Relationships: Step Five
I am the creator of my life. I mold and make my world.
When I started college, I decided to reinvent myself before the concept had been given a title. I changed my name from Patty to Pat – short and sassy. Then I decided that I would also change my persona; I actually spoke to people. I took art classes where I could visit while we drew and worked on designs. Remarkably I began making friends. After my initial success at college, I began collecting friends. I put effort into maintaining contact with people – even after the semester ended.
In my mid-twenties a huge shift took place in my life when my husband and I moved from Lubbock, Texas to Houston, six hundred miles away. We had to start over in the friendship department, which we did. But we stayed in contact with the people we left behind via a Christmas letter, which I vowed would not be another brag sheet. I documented the real events of our lives like the year my daughter was left home alone at the age of three, and the time my oldest son pulled out his front teeth with the rope that hung down from the pull down ladder, and the time my other son played Superman in the neighbor’s barn and broke his arm, but we did not take him to the doctor for two weeks because it appeared to be straight and he could still move it.
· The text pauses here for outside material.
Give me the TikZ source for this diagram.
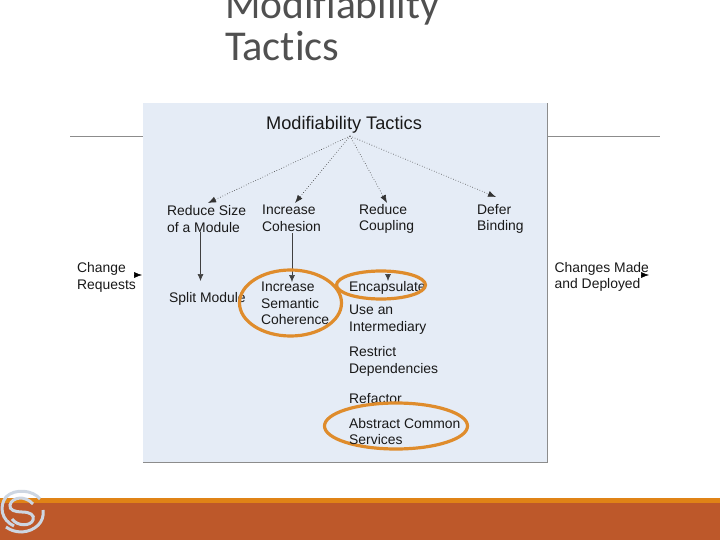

As a child I did not feel worthy of having friends, I had very few. But once I decided they were important to me, and I was willing to put the energy into getting and keeping them, I have been richly blessed. The real key to moving on to having even better friendships is realizing that the ultimate relationships come when I am willing to be kind to myself. The old adage about teaching people how to treat us by how we treat ourselves is so true.
I am a creator. I am genuinely me in every relationship, especially with myself. I follow my Inner Guide. I love myself and vow to take care of myself in every situation. ~Pat Grissom (written while doing lesson 13 in Katherine Woodward Thomas from Calling in “The One”
Looking back at the options that I looked at in Steps Three and Four, what do I see as an option or multiple options for creating change in how I relate to myself and others?
“Mama always said life was like a box of chocolates. You never know what you’re gonna get.” FORREST GUMP, 1994.